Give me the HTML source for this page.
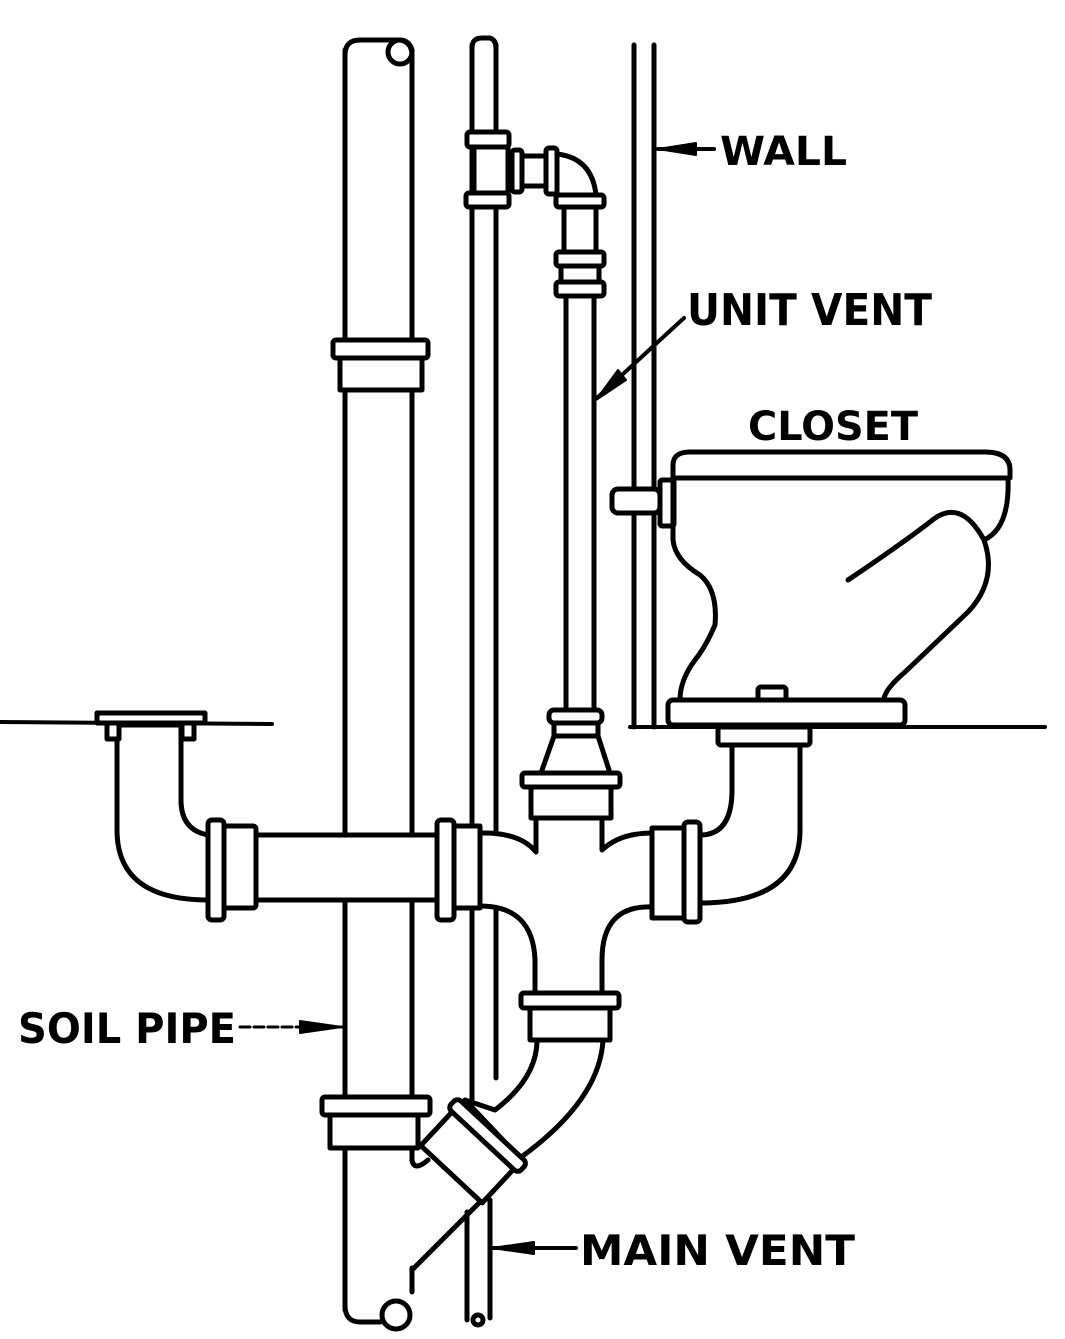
<!DOCTYPE html>
<html><head><meta charset="utf-8"><style>
html,body{margin:0;padding:0;background:#fff;}
svg{display:block}
text{font-family:"DejaVu Sans","Liberation Sans",sans-serif;font-weight:bold;fill:#000}
</style></head><body>
<svg width="1065" height="1339" viewBox="0 0 1065 1339" xmlns="http://www.w3.org/2000/svg">
<g fill="#fff" stroke="#000" stroke-width="5" stroke-linejoin="round" stroke-linecap="round">
<!-- floors -->
<line x1="0" y1="722" x2="272" y2="724" stroke-width="4"/>
<line x1="630" y1="727" x2="1045" y2="727" stroke-width="4"/>
<!-- wall -->
<line x1="634" y1="45" x2="634" y2="727"/>
<line x1="654" y1="45" x2="654" y2="727"/>

<!-- soil pipe -->
<line x1="345" y1="50" x2="345" y2="1310"/>
<line x1="412" y1="50" x2="412" y2="1160"/>
<line x1="412" y1="1268" x2="412" y2="1292"/>
<path d="M345 55 Q345 40 360 40 L400 40 Q412 42 412 55" fill="none"/>
<ellipse cx="400" cy="52" rx="12" ry="12" fill="none"/>
<path d="M345 1305 Q345 1322 360 1322 L380 1322" fill="none"/>
<circle cx="396" cy="1315" r="14"/>
<rect x="333" y="340" width="95" height="18" rx="3"/>
<rect x="340" y="358" width="82" height="32"/>
<rect x="322" y="1097" width="108" height="18" rx="3"/>
<rect x="330" y="1115" width="88" height="33"/>
<path d="M412 1148 L412 1160 Q414 1172 428 1160" fill="none"/>

<!-- main vent -->
<line x1="472" y1="45" x2="472" y2="1100"/>
<line x1="496" y1="45" x2="496" y2="1078"/>
<line x1="467" y1="1212" x2="467" y2="1320"/>
<line x1="490" y1="1200" x2="490" y2="1318"/>
<path d="M472 48 Q472 38 482 38 L490 38 Q496 40 496 48" fill="none"/>
<circle cx="478" cy="1320" r="5"/>
<rect x="467" y="132" width="42" height="15" rx="3"/>
<rect x="474" y="147" width="34" height="46"/>
<rect x="466" y="193" width="43" height="14" rx="3"/>
<!-- side outlet & elbow -->
<rect x="512" y="150" width="10" height="42" rx="3"/>
<rect x="522" y="156" width="24" height="30"/>
<rect x="546" y="148" width="11" height="46" rx="3"/>
<path d="M557 154 Q592 158 596 195 L557 195 Z"/>
<rect x="556" y="195" width="48" height="12" rx="3"/>
<!-- unit vent -->
<rect x="564" y="207" width="32" height="46"/>
<rect x="556" y="252" width="48" height="14" rx="3"/>
<rect x="561" y="266" width="38" height="16"/>
<rect x="556" y="282" width="48" height="14" rx="3"/>
<line x1="566" y1="296" x2="566" y2="710"/>
<line x1="594" y1="296" x2="594" y2="710"/>
<rect x="549" y="710" width="53" height="13" rx="5"/>
<rect x="554" y="723" width="44" height="13"/>
<path d="M554 736 L598 736 L610 773 L541 773 Z"/>
<rect x="522" y="773" width="98" height="14" rx="3"/>
<rect x="531" y="787" width="80" height="31"/>

<!-- left drain -->
<path d="M117 725 L117 830 Q117 900 208 900 L208 835 Q181 830 181 800 L181 725 Z"/>
<rect x="97" y="713" width="108" height="10" fill="none"/>
<rect x="107" y="723" width="12" height="16"/>
<rect x="182" y="723" width="12" height="16"/>
<rect x="208" y="820" width="16" height="100" rx="4"/>
<rect x="224" y="826" width="32" height="82" rx="3"/>
<rect x="256" y="835" width="182" height="65"/>
<rect x="437" y="820" width="17" height="100" rx="4"/>
<rect x="454" y="826" width="26" height="82"/>

<!-- cross fitting -->
<path d="M480 833 Q520 832 536 852 L536 818 L602 818 L602 850 Q620 833 652 833 L652 907 Q602 905 602 960 L602 993 L535 993 L535 960 Q533 906 480 906 Z"/>
<rect x="652" y="828" width="34" height="90"/>
<rect x="684" y="822" width="16" height="100" rx="4"/>

<!-- toilet elbow -->
<path d="M700 835 Q732 835 732 790 L732 745 L800 745 L800 830 Q800 903 700 903 Z"/>
<rect x="718" y="727" width="92" height="18" rx="3"/>

<!-- lower hub & 45 bend -->
<rect x="521" y="993" width="98" height="15" rx="3"/>
<rect x="530" y="1008" width="80" height="32"/>
<path d="M537 1040 Q537 1078 495 1110 L465 1100 L520 1158 Q600 1100 603 1040 Z"/>
<!-- wye -->
<line x1="482" y1="1200" x2="412" y2="1270"/>
<g transform="translate(461,1164) rotate(43)">
<rect x="-42" y="-34" width="84" height="48"/>
<rect x="-48" y="-46" width="96" height="14" rx="5"/>
</g>

<!-- toilet -->
<rect x="612" y="489" width="48" height="24" rx="6"/>
<rect x="660" y="480" width="14" height="46" rx="2"/>
<path d="M673 478 L673 540 Q675 560 700 575 Q718 590 715 625 Q705 648 695 660 Q680 680 680 700" fill="none"/>
<path d="M1008 478 Q1010 528 984 540 Q998 580 968 612 L905 672 Q884 690 884 700" fill="none"/>
<path d="M848 580 Q900 545 930 522 Q960 496 984 540" fill="none"/>
<path d="M673 478 L673 465 Q673 452 690 452 L985 452 Q1010 452 1010 470 L1010 478 Z"/>
<rect x="668" y="700" width="237" height="25" rx="5"/>
<rect x="758" y="687" width="28" height="13" rx="3"/>

<!-- leaders -->
<line x1="658" y1="149" x2="714" y2="149" stroke-width="4"/>
<path d="M658 149 L696 143 L696 155 Z" fill="#000" stroke-width="2"/>
<line x1="684" y1="318" x2="598" y2="397" stroke-width="4"/>
<path d="M596 400 L618 370 L626 380 Z" fill="#000" stroke-width="2"/>
<line x1="240" y1="1027" x2="342" y2="1027" stroke-width="3" stroke-dasharray="10 4"/>
<path d="M342 1027 L300 1021 L300 1033 Z" fill="#000" stroke-width="2"/>
<line x1="492" y1="1248" x2="576" y2="1248" stroke-width="4"/>
<path d="M492 1248 L534 1242 L534 1254 Z" fill="#000" stroke-width="2"/>
</g>
<text x="720" y="165" font-size="40" textLength="127" lengthAdjust="spacingAndGlyphs">WALL</text>
<text x="687" y="325" font-size="44" textLength="245" lengthAdjust="spacingAndGlyphs">UNIT VENT</text>
<text x="748" y="440" font-size="40" textLength="170" lengthAdjust="spacingAndGlyphs">CLOSET</text>
<text x="18" y="1043" font-size="42" textLength="218" lengthAdjust="spacingAndGlyphs">SOIL PIPE</text>
<text x="580" y="1265" font-size="42" textLength="275" lengthAdjust="spacingAndGlyphs">MAIN VENT</text>
</svg>
</body></html>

····················

(THE TASK) Quote the listing above in full, except for the pictures.

(THE COMPLETED TASK)
Give me the HTML source for this page.
<!DOCTYPE html>
<html><head><meta charset="utf-8"><style>
html,body{margin:0;padding:0;background:#fff;}
svg{display:block}
text{font-family:"DejaVu Sans","Liberation Sans",sans-serif;font-weight:bold;fill:#000}
</style></head><body>
<svg width="1065" height="1339" viewBox="0 0 1065 1339" xmlns="http://www.w3.org/2000/svg">
<g fill="#fff" stroke="#000" stroke-width="5" stroke-linejoin="round" stroke-linecap="round">
<!-- floors -->
<line x1="0" y1="722" x2="272" y2="724" stroke-width="4"/>
<line x1="630" y1="727" x2="1045" y2="727" stroke-width="4"/>
<!-- wall -->
<line x1="634" y1="45" x2="634" y2="727"/>
<line x1="654" y1="45" x2="654" y2="727"/>

<!-- soil pipe -->
<line x1="345" y1="50" x2="345" y2="1310"/>
<line x1="412" y1="50" x2="412" y2="1160"/>
<line x1="412" y1="1268" x2="412" y2="1292"/>
<path d="M345 55 Q345 40 360 40 L400 40 Q412 42 412 55" fill="none"/>
<ellipse cx="400" cy="52" rx="12" ry="12" fill="none"/>
<path d="M345 1305 Q345 1322 360 1322 L380 1322" fill="none"/>
<circle cx="396" cy="1315" r="14"/>
<rect x="333" y="340" width="95" height="18" rx="3"/>
<rect x="340" y="358" width="82" height="32"/>
<rect x="322" y="1097" width="108" height="18" rx="3"/>
<rect x="330" y="1115" width="88" height="33"/>
<path d="M412 1148 L412 1160 Q414 1172 428 1160" fill="none"/>

<!-- main vent -->
<line x1="472" y1="45" x2="472" y2="1100"/>
<line x1="496" y1="45" x2="496" y2="1078"/>
<line x1="467" y1="1212" x2="467" y2="1320"/>
<line x1="490" y1="1200" x2="490" y2="1318"/>
<path d="M472 48 Q472 38 482 38 L490 38 Q496 40 496 48" fill="none"/>
<circle cx="478" cy="1320" r="5"/>
<rect x="467" y="132" width="42" height="15" rx="3"/>
<rect x="474" y="147" width="34" height="46"/>
<rect x="466" y="193" width="43" height="14" rx="3"/>
<!-- side outlet & elbow -->
<rect x="512" y="150" width="10" height="42" rx="3"/>
<rect x="522" y="156" width="24" height="30"/>
<rect x="546" y="148" width="11" height="46" rx="3"/>
<path d="M557 154 Q592 158 596 195 L557 195 Z"/>
<rect x="556" y="195" width="48" height="12" rx="3"/>
<!-- unit vent -->
<rect x="564" y="207" width="32" height="46"/>
<rect x="556" y="252" width="48" height="14" rx="3"/>
<rect x="561" y="266" width="38" height="16"/>
<rect x="556" y="282" width="48" height="14" rx="3"/>
<line x1="566" y1="296" x2="566" y2="710"/>
<line x1="594" y1="296" x2="594" y2="710"/>
<rect x="549" y="710" width="53" height="13" rx="5"/>
<rect x="554" y="723" width="44" height="13"/>
<path d="M554 736 L598 736 L610 773 L541 773 Z"/>
<rect x="522" y="773" width="98" height="14" rx="3"/>
<rect x="531" y="787" width="80" height="31"/>

<!-- left drain -->
<path d="M117 725 L117 830 Q117 900 208 900 L208 835 Q181 830 181 800 L181 725 Z"/>
<rect x="97" y="713" width="108" height="10" fill="none"/>
<rect x="107" y="723" width="12" height="16"/>
<rect x="182" y="723" width="12" height="16"/>
<rect x="208" y="820" width="16" height="100" rx="4"/>
<rect x="224" y="826" width="32" height="82" rx="3"/>
<rect x="256" y="835" width="182" height="65"/>
<rect x="437" y="820" width="17" height="100" rx="4"/>
<rect x="454" y="826" width="26" height="82"/>

<!-- cross fitting -->
<path d="M480 833 Q520 832 536 852 L536 818 L602 818 L602 850 Q620 833 652 833 L652 907 Q602 905 602 960 L602 993 L535 993 L535 960 Q533 906 480 906 Z"/>
<rect x="652" y="828" width="34" height="90"/>
<rect x="684" y="822" width="16" height="100" rx="4"/>

<!-- toilet elbow -->
<path d="M700 835 Q732 835 732 790 L732 745 L800 745 L800 830 Q800 903 700 903 Z"/>
<rect x="718" y="727" width="92" height="18" rx="3"/>

<!-- lower hub & 45 bend -->
<rect x="521" y="993" width="98" height="15" rx="3"/>
<rect x="530" y="1008" width="80" height="32"/>
<path d="M537 1040 Q537 1078 495 1110 L465 1100 L520 1158 Q600 1100 603 1040 Z"/>
<!-- wye -->
<line x1="482" y1="1200" x2="412" y2="1270"/>
<g transform="translate(461,1164) rotate(43)">
<rect x="-42" y="-34" width="84" height="48"/>
<rect x="-48" y="-46" width="96" height="14" rx="5"/>
</g>

<!-- toilet -->
<rect x="612" y="489" width="48" height="24" rx="6"/>
<rect x="660" y="480" width="14" height="46" rx="2"/>
<path d="M673 478 L673 540 Q675 560 700 575 Q718 590 715 625 Q705 648 695 660 Q680 680 680 700" fill="none"/>
<path d="M1008 478 Q1010 528 984 540 Q998 580 968 612 L905 672 Q884 690 884 700" fill="none"/>
<path d="M848 580 Q900 545 930 522 Q960 496 984 540" fill="none"/>
<path d="M673 478 L673 465 Q673 452 690 452 L985 452 Q1010 452 1010 470 L1010 478 Z"/>
<rect x="668" y="700" width="237" height="25" rx="5"/>
<rect x="758" y="687" width="28" height="13" rx="3"/>

<!-- leaders -->
<line x1="658" y1="149" x2="714" y2="149" stroke-width="4"/>
<path d="M658 149 L696 143 L696 155 Z" fill="#000" stroke-width="2"/>
<line x1="684" y1="318" x2="598" y2="397" stroke-width="4"/>
<path d="M596 400 L618 370 L626 380 Z" fill="#000" stroke-width="2"/>
<line x1="240" y1="1027" x2="342" y2="1027" stroke-width="3" stroke-dasharray="10 4"/>
<path d="M342 1027 L300 1021 L300 1033 Z" fill="#000" stroke-width="2"/>
<line x1="492" y1="1248" x2="576" y2="1248" stroke-width="4"/>
<path d="M492 1248 L534 1242 L534 1254 Z" fill="#000" stroke-width="2"/>
</g>
<text x="720" y="165" font-size="40" textLength="127" lengthAdjust="spacingAndGlyphs">WALL</text>
<text x="687" y="325" font-size="44" textLength="245" lengthAdjust="spacingAndGlyphs">UNIT VENT</text>
<text x="748" y="440" font-size="40" textLength="170" lengthAdjust="spacingAndGlyphs">CLOSET</text>
<text x="18" y="1043" font-size="42" textLength="218" lengthAdjust="spacingAndGlyphs">SOIL PIPE</text>
<text x="580" y="1265" font-size="42" textLength="275" lengthAdjust="spacingAndGlyphs">MAIN VENT</text>
</svg>
</body></html>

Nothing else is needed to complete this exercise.